A really good Benghazi film could serve a really good public purpose: as a cautionary tale for the future. A recent House report on Benghazi documents something not in dispute: that the security umbrella in place was inadequate to meet the known terrorist threat facing the embassy team. That situation is only likely to get worse in the years ahead as the administration continues to cut military capabilities.  At some point, they will become inadequate even to cover “peacetime” needs.

Currently, dozens of U.S. embassies, consulates and missions around the world are rated “high risk.” In other words the State Department worries they could be attacked. At anytime.

We could abandon our place in the world. But, that makes little sense. Our outposts are the clearest and boldest statement of U.S determination to represent our national interests and promote the global advance of prosperity, peace and freedom Providing them with adequate security shouldn’t be optional. Yet, in Benghazi, it was.

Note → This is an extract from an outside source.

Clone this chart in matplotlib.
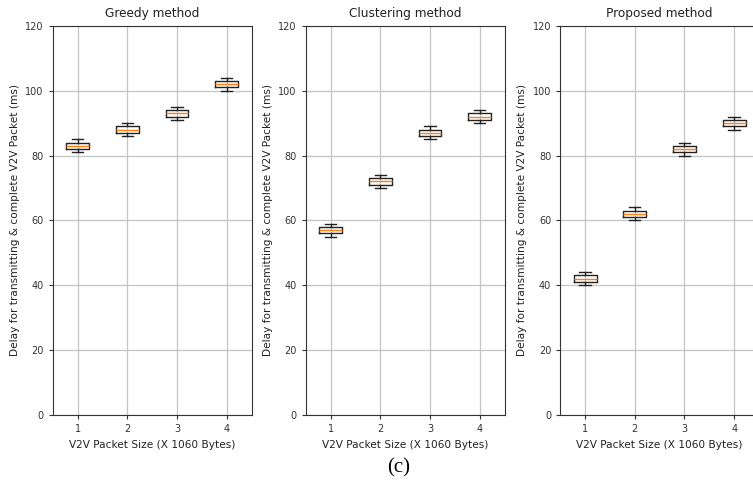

RIP Ambassador J. Christopher Stevens, 1960-2012

Sadly, it is not clear Washington has learned any lessons. To cover the expanse from the Mediterranean to central Africa, the Pentagon already plans to have fewer and less capable forces than were available on that fateful day in Benghazi–even though Africa and the Middle East are much more dangerous places now than they were a few years ago.

Last year, the House Foreign Affairs Committee, under its energetic Chairman Ed Royce (R-Calif.), crafted a responsible embassy security bill. But the legislation looks dead in the Senate. Majority Leader Harry Reid seems to believe there are more important matters to attend to—like naming post offices.

And, while there is a strong and righteous chorus in Congress willing to continue to demand that the American people get the whole story, there is far smaller claque intent on making sure that the next Benghazi never happens.

We must learn from the tragedy of Benghazi how to do better. Perhaps a great film would remind Washington of that obligation.